## Begin
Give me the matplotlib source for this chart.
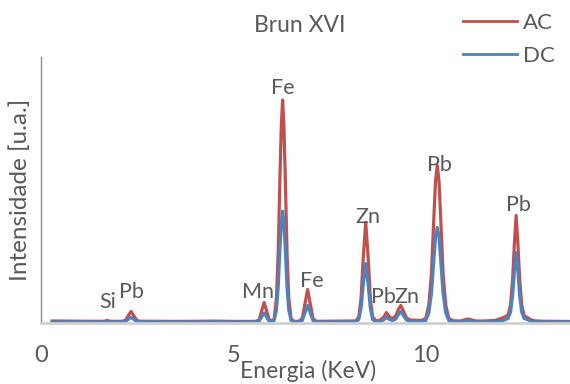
import matplotlib
matplotlib.use("Agg")
import matplotlib.pyplot as plt

plt.rcParams["font.family"] = ["Lato", "DejaVu Sans"]

TEXT = "#595959"
RED = "#C0504D"
BLUE = "#4F81BD"

# EDXRF spectrum sampled along the energy axis (keV), intensities in a.u.
energy = [
    0.29, 1.00, 1.50, 1.65, 1.72, 1.80, 2.10,
    2.14, 2.21, 2.28, 2.34, 2.40, 2.47, 2.54,
    3.00, 3.50, 4.00, 4.50, 5.00, 5.50,
    5.58, 5.67, 5.735, 5.80, 5.865, 5.93,
    6.00, 6.06, 6.12, 6.165, 6.21, 6.245, 6.28, 6.315, 6.35, 6.395, 6.44, 6.50, 6.58,
    6.70, 6.79, 6.855, 6.93, 7.005, 7.07, 7.16,
    7.50, 8.00,
    8.18, 8.26, 8.32, 8.375, 8.44, 8.505, 8.56, 8.62, 8.70,
    8.80, 8.90, 8.98, 9.06, 9.14, 9.22, 9.28, 9.35, 9.42, 9.50, 9.60,
    9.88, 10.00, 10.08, 10.15, 10.205, 10.255, 10.30, 10.345, 10.395, 10.45, 10.52, 10.60, 10.72,
    10.90, 11.10, 11.30, 11.50,
    11.80, 11.95, 12.05, 12.14, 12.205, 12.26, 12.305, 12.35, 12.395, 12.44, 12.495, 12.56, 12.64, 12.72, 12.82,
    13.00, 13.80,
]
ac = [
    20, 18, 17, 18, 25, 17, 17,
    18, 35, 80, 115, 80, 35, 18,
    17, 16, 17, 19, 16, 16,
    17, 30, 120, 205, 120, 35,
    17, 40, 250, 700, 1450, 1950, 2230, 1950, 1450, 700, 250, 40, 17,
    17, 45, 180, 335, 180, 45, 17,
    18, 20,
    20, 60, 250, 650, 1005, 650, 250, 60, 25,
    25, 55, 105, 60, 45, 70, 130, 175, 120, 50, 30,
    25, 45, 180, 500, 1000, 1420, 1575, 1420, 1000, 500, 180, 45, 22,
    20, 40, 20, 20,
    25, 45, 60, 80, 180, 450, 800, 1075, 800, 450, 180, 70, 55, 35, 22,
    18, 15,
]
dc = [
    10, 10, 10, 10, 12, 10, 10,
    12, 20, 40, 57, 40, 20, 12,
    10, 10, 10, 11, 10, 10,
    10, 18, 60, 100, 60, 18,
    10, 25, 130, 360, 740, 990, 1120, 990, 740, 360, 130, 25, 10,
    10, 25, 95, 175, 95, 25, 10,
    10, 11,
    11, 35, 150, 380, 595, 380, 150, 35, 12,
    12, 30, 55, 35, 25, 40, 80, 115, 75, 30, 15,
    12, 25, 100, 300, 600, 860, 955, 860, 600, 300, 100, 25, 12,
    10, 25, 10, 10,
    12, 20, 30, 45, 110, 280, 520, 705, 520, 280, 110, 45, 35, 20, 12,
    10, 10,
]

# Element annotations: (label, x in keV, y in a.u.)
peak_labels = ["Si", "Pb", "Mn", "Fe", "Fe", "Zn", "Pb", "Zn", "Pb", "Pb"]
label_x = [1.73, 2.36, 5.63, 6.29, 7.03, 8.49, 8.91, 9.51, 10.35, 12.40]
label_y = [210, 310, 310, 2350, 420, 1060, 260, 260, 1580, 1180]

x_ticks = [0, 5, 10]

fig = plt.figure(figsize=(5.70, 3.84), dpi=100)
ax = fig.add_axes([41 / 570, 1 - 323 / 384, 1 - 41 / 570, 266 / 384])

ax.plot(energy, ac, color=RED, lw=2.3, label="AC", solid_joinstyle="round")
ax.plot(energy, dc, color=BLUE, lw=2.3, label="DC", solid_joinstyle="round")

for txt, x, y in zip(peak_labels, label_x, label_y):
    ax.text(x, y, txt, ha="center", va="center", fontsize=15.5, color=TEXT)

ax.set_xlim(0, 13.75)
ax.set_ylim(0, 2660)
ax.set_xticks(x_ticks)
ax.set_xticklabels([str(t) for t in x_ticks])
ax.set_yticks([])
ax.tick_params(axis="x", length=0, pad=16, labelsize=17, labelcolor=TEXT)

for side in ("top", "right"):
    ax.spines[side].set_visible(False)
ax.spines["left"].set_color("#8c8c8c")
ax.spines["left"].set_linewidth(1.0)
ax.spines["bottom"].set_color("#d0d0d0")
ax.spines["bottom"].set_linewidth(2.0)

ax.set_xlabel("Energia (KeV)", fontsize=16.5, color=TEXT)
ax.xaxis.label.set_va("center")
ax.xaxis.set_label_coords(0.505, -0.182)
ax.set_ylabel("Intensidade [u.a.]", fontsize=17.5, color=TEXT)
ax.yaxis.label.set_va("center")
ax.yaxis.set_label_coords(-0.040, 0.5)

fig.text(300 / 570, 1 - 25 / 384, "Brun XVI", ha="center", va="center",
         fontsize=16.5, color=TEXT)

leg = fig.legend(loc="upper left", bbox_to_anchor=(447 / 570, 1 + 3 / 384),
                 frameon=False, fontsize=16, handlelength=2.45, handletextpad=0.25,
                 labelspacing=0.6, borderpad=0.2)
for t in leg.get_texts():
    t.set_color(TEXT)
for h in leg.legend_handles:
    h.set_linewidth(2.0)

fig.savefig("out.png", dpi=100)
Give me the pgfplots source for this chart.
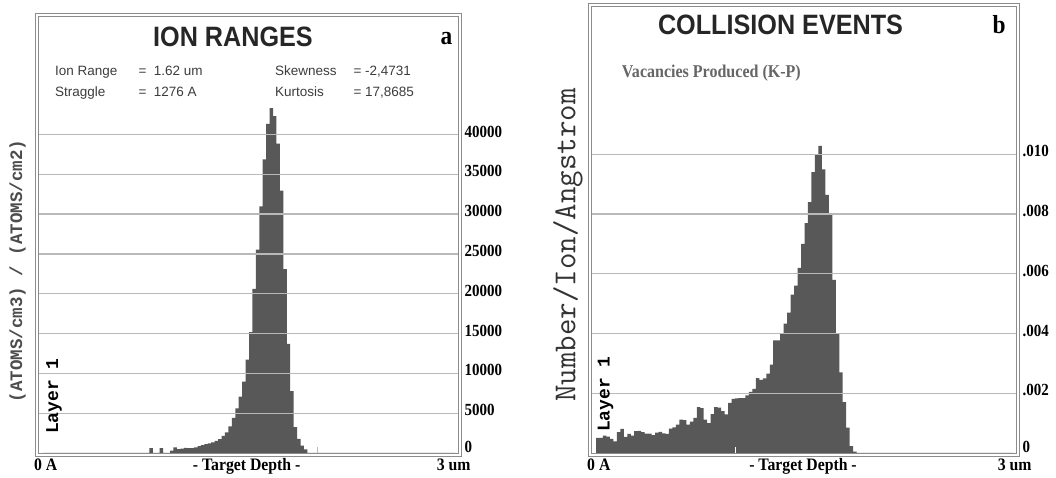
\documentclass[border=0pt]{standalone}
\usepackage{pgfplots}
\pgfplotsset{compat=1.18}
\usepackage{fontspec}
\setmainfont{Liberation Serif}
\newfontfamily\arialf{Liberation Sans}
\newfontfamily\courf{Liberation Mono}
\newcommand\fs[1]{\fontsize{#1}{#1}\selectfont}

\definecolor{histgray}{RGB}{88,88,88}
\definecolor{gridgray}{RGB}{185,185,185}
\definecolor{framegray}{RGB}{140,140,140}
\definecolor{txtgray}{RGB}{60,60,60}

\pgfplotsset{
  srim/.style={
    anchor=south west, scale only axis,
    axis on top,
    axis line style={draw=framegray, double=white, double distance=1.4pt, line width=0.9pt},
    ymajorgrids, grid style={draw=gridgray, line width=1.3pt},
    scaled y ticks=false, scaled x ticks=false,
    ytick pos=right, yticklabel pos=right,
    ytick style={draw=none},
    yticklabel style={font=\fs{17}\bfseries, xscale=0.88, anchor=west, inner sep=0pt, xshift=5pt, yshift=3pt},
    /pgf/number format/assume math mode=true,
    extra y ticks={0}, extra y tick labels={0},
    extra y tick style={grid=none, yticklabel style={yshift=3.5pt}},
    xtick pos=left, xtick align=inside, xticklabels={},
    major tick length=8pt,
  }
}

\begin{document}
\begin{tikzpicture}[x=1pt,y=1pt]
\path[use as bounding box] (0pt,0pt) rectangle (1056pt,478pt);

% panel a: ion ranges
\begin{axis}[srim,
  at={(37pt,23pt)}, width=423pt, height=440pt,
  xmin=-0.0437, xmax=3.0364,
  ymin=-251, ymax=55013,
  ytick={5000,10000,...,40000},
  yticklabels={5000,10000,15000,20000,25000,30000,35000,40000},
  xtick={2}, xtick style={draw=gridgray, line width=1pt},
]
\addplot[const plot mark left, fill=histgray, draw=none] coordinates {
(0,0) (0.75,0) (0.775,600) (0.8,0) (0.825,0) (0.85,600) (0.875,0) (0.9,0)
(0.925,300) (0.95,700) (0.975,500) (1.0,550) (1.025,650) (1.05,600) (1.075,600)
(1.1,700) (1.125,870) (1.15,990) (1.175,1100) (1.2,1220) (1.225,1320) (1.25,1510)
(1.275,1740) (1.3,2150) (1.325,2600) (1.35,3340) (1.375,4420) (1.4,5600)
(1.425,7090) (1.45,8960) (1.475,11730) (1.5,15180) (1.525,20610) (1.55,25540)
(1.575,30970) (1.6,36890) (1.625,41330) (1.65,43310) (1.675,42320) (1.7,38870)
(1.725,32950) (1.75,23080) (1.775,13700) (1.8,7780) (1.825,3240) (1.85,1760)
(1.875,920) (1.9,470) (1.925,0) (3,0)
} \closedcycle;
\end{axis}

% panel b: collision events
\begin{axis}[srim,
  at={(590pt,23pt)}, width=428pt, height=450pt,
  xmin=-0.0432, xmax=3.036,
  ymin=-0.000067, ymax=0.015,
  ytick={0.002,0.004,0.006,0.008,0.01},
  yticklabels={.002,.004,.006,.008,.010},
  xtick={1}, xtick style={draw=white, line width=1pt},
]
\addplot[const plot mark left, fill=histgray, draw=none] coordinates {
(0,0.00051) (0.025,0.00051) (0.05,0.00058) (0.075,0.00055) (0.1,0.00047)
(0.125,0.00039) (0.15,0.00070) (0.175,0.00081) (0.2,0.00054) (0.225,0.00064)
(0.25,0.00058) (0.275,0.00073) (0.3,0.00074) (0.325,0.00070) (0.35,0.00065)
(0.375,0.00065) (0.4,0.00060) (0.425,0.00068) (0.45,0.00071) (0.475,0.00066)
(0.5,0.00064) (0.525,0.00082) (0.55,0.00086) (0.575,0.00095) (0.6,0.00112)
(0.625,0.00110) (0.65,0.00095) (0.675,0.00105) (0.7,0.00118) (0.725,0.00154)
(0.75,0.00150) (0.775,0.00112) (0.8,0.00100) (0.825,0.00130) (0.85,0.00154)
(0.875,0.00152) (0.9,0.00140) (0.925,0.00129) (0.95,0.00168) (0.975,0.00181)
(1.0,0.00183) (1.025,0.00184) (1.05,0.00184) (1.075,0.00193) (1.1,0.00205)
(1.125,0.00215) (1.15,0.00251) (1.175,0.00245) (1.2,0.00250) (1.225,0.00266)
(1.25,0.00296) (1.275,0.00377) (1.3,0.00377) (1.325,0.00400) (1.35,0.00433)
(1.375,0.00470) (1.4,0.00530) (1.425,0.00560) (1.45,0.00620) (1.475,0.00700)
(1.5,0.00770) (1.525,0.00840) (1.55,0.00940) (1.575,0.01000) (1.6,0.01028)
(1.625,0.00950) (1.65,0.00864) (1.675,0.00800) (1.7,0.00580) (1.725,0.00400)
(1.75,0.00270) (1.775,0.00170) (1.8,0.00085) (1.825,0.00023) (1.85,0.00005)
(1.875,0) (3,0)
} \closedcycle;
\end{axis}

% titles and annotations
\node[anchor=base, text=black!85, font=\arialf\fs{28}\bfseries, xscale=0.9] at (233pt,431.3pt) {ION RANGES};
\node[anchor=base, font=\fs{26}\bfseries, xscale=0.9] at (446.5pt,433pt) {a};
\node[anchor=base, text=black!85, font=\arialf\fs{28}\bfseries, xscale=0.9] at (780.5pt,443pt) {COLLISION EVENTS};
\node[anchor=base, font=\fs{26}\bfseries, xscale=0.9] at (999pt,444.7pt) {b};

\begin{scope}[every node/.style={anchor=base west, inner sep=0pt, text=txtgray, font=\arialf\fs{13.5}}]
\node at (55pt,402pt) {Ion Range};
\node at (138.3pt,402pt) {=\ \ 1.62 um};
\node at (275pt,402pt) {Skewness};
\node at (353.3pt,402pt) {= -2,4731};
\node at (55pt,381pt) {Straggle};
\node at (138.3pt,381pt) {=\ \ 1276 A};
\node at (275pt,381pt) {Kurtosis};
\node at (353.3pt,381pt) {= 17,8685};
\end{scope}

\node[anchor=base west, inner sep=0pt, text=black!60, font=\fs{18}\bfseries, xscale=0.89] at (621.7pt,400.7pt) {Vacancies Produced (K-P)};

% axis titles
\node[rotate=90, text=black!70, font=\courf\fs{17.5}\bfseries] at (17.5pt,207pt) {(ATOMS/cm3) / (ATOMS/cm2)};
\node[rotate=90, text=black!80, font=\ttfamily\fs{32}] at (568pt,233pt) {Number/Ion/Angstrom};
\node[rotate=90, font=\courf\fs{18}\bfseries] at (54pt,82pt) {Layer 1};
\node[rotate=90, font=\courf\fs{18}\bfseries] at (605.5pt,84pt) {Layer 1};

\begin{scope}[every node/.style={inner sep=0pt, font=\fs{17.5}\bfseries, xscale=0.9}]
\node[anchor=base west] at (34pt,7pt) {0 A};
\node[anchor=base] at (246.7pt,7pt) {- Target Depth -};
\node[anchor=base east] at (470.7pt,7pt) {3 um};
\node[anchor=base west] at (587pt,7pt) {0 A};
\node[anchor=base] at (803pt,7pt) {- Target Depth -};
\node[anchor=base east] at (1031.7pt,7pt) {3 um};
\end{scope}
\end{tikzpicture}
\end{document}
## End
• _GIVEN EXERCISE_:
Check each line above for the string "chart" and report how many lines have it, giving only the number.

• _FINISHED EXERCISE_:
2